With regulation time expiring, the teams began extra time with the Golden goal rule in effect. Mori missed a clear chance to win the grand final five minutes into extra time after Peter Zorbas slipped while trying to clear the ball from the penalty area.

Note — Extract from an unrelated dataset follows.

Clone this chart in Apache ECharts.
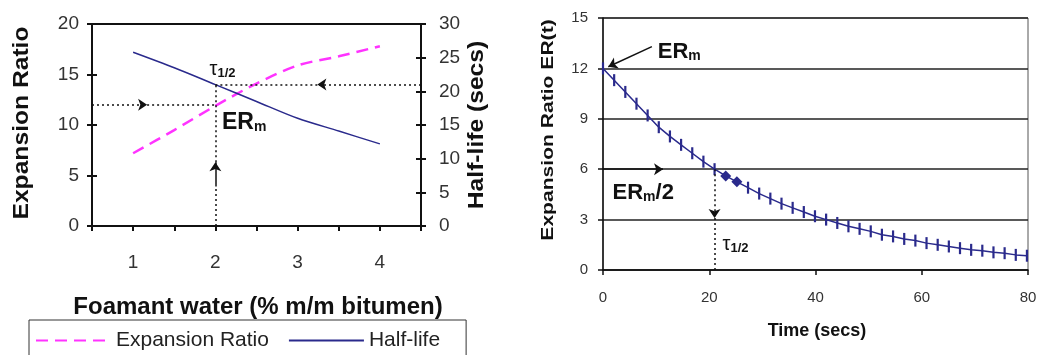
<!DOCTYPE html>
<html>
<head>
<meta charset="utf-8">
<script src="https://cdn.jsdelivr.net/npm/echarts@6/dist/echarts.min.js"></script>
<style>
  html, body { margin: 0; padding: 0; background: #fff; }
  #ec { width: 1040px; height: 355px; }
</style>
</head>
<body>
<div id="ec"></div>
<script>
// left chart: foamant water vs expansion ratio / half-life
const foamWater = [1, 1.5, 2, 2.5, 3, 3.5, 4]
const expansionRatio = [7.2, 9.5, 11.9, 14.1, 15.9, 16.8, 17.8]
const halfLife = [25.8, 23.5, 21.0, 18.5, 16.0, 14.1, 12.2]

// right chart: decay of expansion ratio with time
const decayTime = [0, 2.1, 4.2, 6.3, 8.4, 10.5, 12.6, 14.7, 16.8, 18.9, 21, 23.1, 25.2,
  27.3, 29.4, 31.5, 33.6, 35.7, 37.8, 39.9, 42, 44.1, 46.2, 48.3, 50.4, 52.5, 54.6,
  56.7, 58.8, 60.9, 63, 65.1, 67.2, 69.3, 71.4, 73.5, 75.6, 77.7, 79.8]
const decayER = [12.0, 11.3, 10.6, 9.9, 9.2, 8.5, 7.95, 7.45, 6.95, 6.45, 6.0, 5.6, 5.25,
  4.9, 4.55, 4.25, 3.95, 3.7, 3.45, 3.2, 3.0, 2.8, 2.6, 2.45, 2.3, 2.1, 2.0,
  1.85, 1.75, 1.6, 1.5, 1.4, 1.3, 1.2, 1.15, 1.05, 1.0, 0.9, 0.85]
const highlighted = [11, 12]

const FONT = '"Liberation Sans", Arial, sans-serif'
const NAVY = '#2a2a8c'
const MAGENTA = '#ff33ff'

const dotted = { color: '#111', width: 1.5, type: [2, 3] }
const solid = { color: '#111', width: 1.5, type: 'solid' }

function seg(a, b, ls, arrow) {
  return [
    { coord: a, symbol: 'none' },
    { coord: b, symbol: arrow ? 'arrow' : 'none', symbolSize: 9, lineStyle: ls }
  ]
}

const rich = {
  b: { fontFamily: FONT, fontWeight: 'bold', fontSize: 23, color: '#111' },
  s: { fontFamily: FONT, fontWeight: 'bold', fontSize: 14, color: '#111', padding: [9, 0, 0, 0] },
  t: { fontFamily: FONT, fontSize: 20, color: '#111' },
  r: { fontFamily: FONT, fontWeight: 'bold', fontSize: 22, color: '#111' },
  rs: { fontFamily: FONT, fontWeight: 'bold', fontSize: 14, color: '#111', padding: [9, 0, 0, 0] },
  ts: { fontFamily: FONT, fontWeight: 'bold', fontSize: 13, color: '#111', padding: [7, 0, 0, 0] }
}

function textPoint(coord, text) {
  return {
    coord: coord,
    symbol: 'circle',
    symbolSize: 0,
    label: { show: true, position: 'right', distance: 0, formatter: text, rich: rich }
  }
}

const chart = echarts.init(document.getElementById('ec'))
chart.setOption({
  animation: false,
  textStyle: { fontFamily: FONT },
  grid: [
    { left: 92, top: 24, width: 329, height: 202, show: true, borderColor: '#111', borderWidth: 2 },
    { left: 603, top: 18, width: 425, height: 252, show: true, borderColor: '#555', borderWidth: 1 }
  ],
  legend: {
    data: ['Expansion Ratio', 'Half-life'],
    left: 29,
    top: 320,
    padding: [10, 26, 30, 6],
    itemWidth: 75,
    itemHeight: 20,
    itemGap: 19,
    borderColor: '#333',
    borderWidth: 1,
    selectedMode: false,
    itemStyle: { opacity: 0 },
    textStyle: { fontFamily: FONT, fontSize: 21, color: '#222' }
  },
  xAxis: [
    {
      gridIndex: 0, type: 'value', min: 0.5, max: 4.5, interval: 0.5,
      axisLine: { lineStyle: { color: '#111', width: 2 } },
      axisTick: { length: 5, lineStyle: { color: '#111', width: 2 } },
      splitLine: { show: false },
      axisLabel: {
        margin: 27, fontSize: 19, color: '#333',
        formatter: v => Number.isInteger(v) ? String(v) : ''
      }
    },
    {
      gridIndex: 0, type: 'value', min: 0.5, max: 4.5, interval: 0.5,
      axisLine: { show: false },
      axisTick: { inside: true, length: 5, lineStyle: { color: '#111', width: 2 } },
      splitLine: { show: false },
      axisLabel: { show: false }
    },
    {
      gridIndex: 1, type: 'value', min: 0, max: 80, interval: 20,
      axisLine: { lineStyle: { color: '#111', width: 1.5 } },
      axisTick: { length: 5, lineStyle: { color: '#111', width: 1.5 } },
      splitLine: { show: false },
      axisLabel: { margin: 20, fontSize: 15, color: '#333' }
    }
  ],
  yAxis: [
    {
      gridIndex: 0, type: 'value', min: 0, max: 20, interval: 5, position: 'left',
      axisLine: { show: true, lineStyle: { color: '#111', width: 2 } },
      axisTick: { show: true, length: 5, lineStyle: { color: '#111', width: 2 } },
      splitLine: { show: false },
      axisLabel: { margin: 13, fontSize: 19, color: '#333' }
    },
    {
      gridIndex: 0, type: 'value', min: 0, max: 30, interval: 5, position: 'right',
      axisLine: { show: true, lineStyle: { color: '#111', width: 2 } },
      axisTick: { show: true, length: 5, lineStyle: { color: '#111', width: 2 } },
      splitLine: { show: false },
      axisLabel: { margin: 18, fontSize: 19, color: '#333' }
    },
    {
      gridIndex: 0, type: 'value', min: 0, max: 20, interval: 5, position: 'left',
      axisLine: { show: false },
      axisTick: { show: true, inside: true, length: 5, lineStyle: { color: '#111', width: 2 } },
      splitLine: { show: false },
      axisLabel: { show: false }
    },
    {
      gridIndex: 0, type: 'value', min: 0, max: 30, interval: 5, position: 'right',
      axisLine: { show: false },
      axisTick: { show: true, inside: true, length: 5, lineStyle: { color: '#111', width: 2 } },
      splitLine: { show: false },
      axisLabel: { show: false }
    },
    {
      gridIndex: 1, type: 'value', min: 0, max: 15, interval: 3,
      axisLine: { show: true, lineStyle: { color: '#111', width: 1.5 } },
      axisTick: { show: true, length: 5, lineStyle: { color: '#111', width: 1.5 } },
      splitLine: { show: true, lineStyle: { color: '#222', width: 1.5 } },
      axisLabel: { margin: 15, fontSize: 15, color: '#333' }
    }
  ],
  graphic: [
    {
      type: 'text', x: 22, y: 123, rotation: Math.PI / 2, scaleX: 1.12,
      style: { text: 'Expansion Ratio', font: 'bold 22px ' + FONT, fill: '#111', align: 'center', verticalAlign: 'middle' }
    },
    {
      type: 'text', x: 477, y: 125, rotation: Math.PI / 2, scaleX: 1.12,
      style: { text: 'Half-life (secs)', font: 'bold 22px ' + FONT, fill: '#111', align: 'center', verticalAlign: 'middle' }
    },
    {
      type: 'text', x: 258, y: 307,
      style: { text: 'Foamant water (% m/m bitumen)', font: 'bold 24px ' + FONT, fill: '#111', align: 'center', verticalAlign: 'middle' }
    },
    {
      type: 'text', x: 548, y: 130, rotation: Math.PI / 2, scaleX: 1.24,
      style: { text: 'Expansion Ratio ER(t)', font: 'bold 17px ' + FONT, fill: '#111', align: 'center', verticalAlign: 'middle' }
    },
    {
      type: 'text', x: 817, y: 331,
      style: { text: 'Time (secs)', font: 'bold 18px ' + FONT, fill: '#111', align: 'center', verticalAlign: 'middle' }
    }
  ],
  series: [
    {
      name: 'Expansion Ratio',
      type: 'line',
      xAxisIndex: 0,
      yAxisIndex: 0,
      smooth: 0.3,
      symbol: 'none',
      color: MAGENTA,
      lineStyle: { color: MAGENTA, width: 2.5, type: [12, 7] },
      data: foamWater.map((x, i) => [x, expansionRatio[i]]),
      markLine: {
        silent: true,
        animation: false,
        label: { show: false },
        data: [
          seg([0.5, 12], [1.17, 12], dotted, true),
          seg([1.17, 12], [2, 12], dotted, false),
          seg([2, 0], [2, 3.9], dotted, false),
          seg([2, 3.9], [2, 6.3], solid, true),
          seg([2, 6.3], [2, 14], dotted, false)
        ]
      },
      markPoint: {
        silent: true,
        animation: false,
        data: [
          textPoint([1.93, 15.5], '{t|τ}{ts|1/2}'),
          textPoint([2.08, 10.2], '{b|ER}{s|m}')
        ]
      }
    },
    {
      name: 'Half-life',
      type: 'line',
      xAxisIndex: 0,
      yAxisIndex: 1,
      smooth: 0.3,
      symbol: 'none',
      color: NAVY,
      lineStyle: { color: NAVY, width: 1.5 },
      data: foamWater.map((x, i) => [x, halfLife[i]]),
      markLine: {
        silent: true,
        animation: false,
        label: { show: false },
        data: [
          seg([4.5, 21], [3.24, 21], dotted, true),
          seg([3.24, 21], [2, 21], dotted, false)
        ]
      }
    },
    {
      name: 'ER(t)',
      type: 'line',
      xAxisIndex: 2,
      yAxisIndex: 4,
      symbol: 'rect',
      symbolSize: [2.2, 12],
      showAllSymbol: true,
      color: NAVY,
      itemStyle: { color: NAVY },
      lineStyle: { color: NAVY, width: 1.5 },
      data: decayTime.map((t, i) => highlighted.includes(i)
        ? { value: [t, decayER[i]], symbol: 'diamond', symbolSize: 11 }
        : [t, decayER[i]]),
      markLine: {
        silent: true,
        animation: false,
        label: { show: false },
        data: [
          seg([9.2, 13.3], [1.0, 12.1], solid, true),
          seg([0, 6], [11.3, 6], solid, true),
          seg([21, 6], [21, 3.1], dotted, true),
          seg([21, 3.1], [21, 0], dotted, false)
        ]
      },
      markPoint: {
        silent: true,
        animation: false,
        data: [
          textPoint([10.3, 13.0], '{r|ER}{rs|m}'),
          textPoint([1.8, 4.6], '{r|ER}{rs|m}{r|/2}'),
          textPoint([22.5, 1.5], '{t|τ}{ts|1/2}')
        ]
      }
    }
  ]
})
window.addEventListener('resize', () => {
  chart.resize()
})
</script>
</body>
</html>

Nik Mrdja, who had been an 82nd minute substitute for striker Bobby Despotovski, ended the match eight minutes into the first period of extra time with a low shot past Power goalkeeper Bolton.

===Details===
4 April 2004
15:00 AEST
Parramatta Power 0 - 1 (asdet) Perth Glory
  Perth Glory: Mrdja

| GK | 1 | AUS Clint Bolton |
| DF | 3 | AUS Alvin Ceccoli (c) |
| DF | 4 | AUS Simon Colosimo |
| DF | 5 | AUS Michael Beauchamp |
| FW | 7 | AUS Travis Dodd |
| MF | 8 | GER Andre Gumprecht | | |
| FW | 9 | AUS Ante Milicic | | |
| DF | 13 | AUS Paul O'Grady |
| FW | 14 | AUS Sasho Petrovski |
| FW | 21 | AUS Ahmad Elrich |
| MF | 22 | AUS Peter Zorbas | | |
Substitutes:
| GK | 20 | AUS Daniel Beltrame |
| MF | 6 | AUS Matt Thompson | | |
| MF | 10 | BRA Fernando Rech | | |
| MF | 11 | AUS Lucas Pantelis |
| DF | 16 | AUS Jacek Sobczyk |
Manager:
AUS Nick Theodorakopoulos
Joe Marston Medal:
Ahmad Elrich (Parramatta Power)
| GK | 1 | AUS Jason Petkovic |
| DF | 3 | AUS Matthew Bingley |
| DF | 5 | AUS Shaun Murphy (c) |
| FW | 10 | AUS Bobby Despotovski | | | |
| MF | 11 | AUS Jade North |
| DF | 12 | AUS Mark Byrnes | | | |
| MF | 15 | AUS Tom Pondeljak |
| FW | 16 | AUS Damian Mori |
| DF | 19 | AUS Jamie Harnwell |
| FW | 21 | AUS Adrian Caceres |
| DF | 24 | AUS Jamie Coyne | | | |
Substitutes:
| GK | 20 | AUS Vince Matassa |
| MF | 4 | AUS Bradley Hassell | | | |
| MF | 6 | AUS Wayne Srhoj |
| MF | 8 | AUS Anthony Danze |
| FW | 9 | AUS Nik Mrdja | | | |
Manager:
ENG Mich d'Avray

| Assistant referees:
Fourth official: | Match rules *90 minutes *30 minutes of extra time if necessary. *Penalty shoot-out if scores still level. |

==Post match==
Power midfielder Ahmad Elrich was presented the Joe Marston Medal for best player of the grand final by Joe Marston.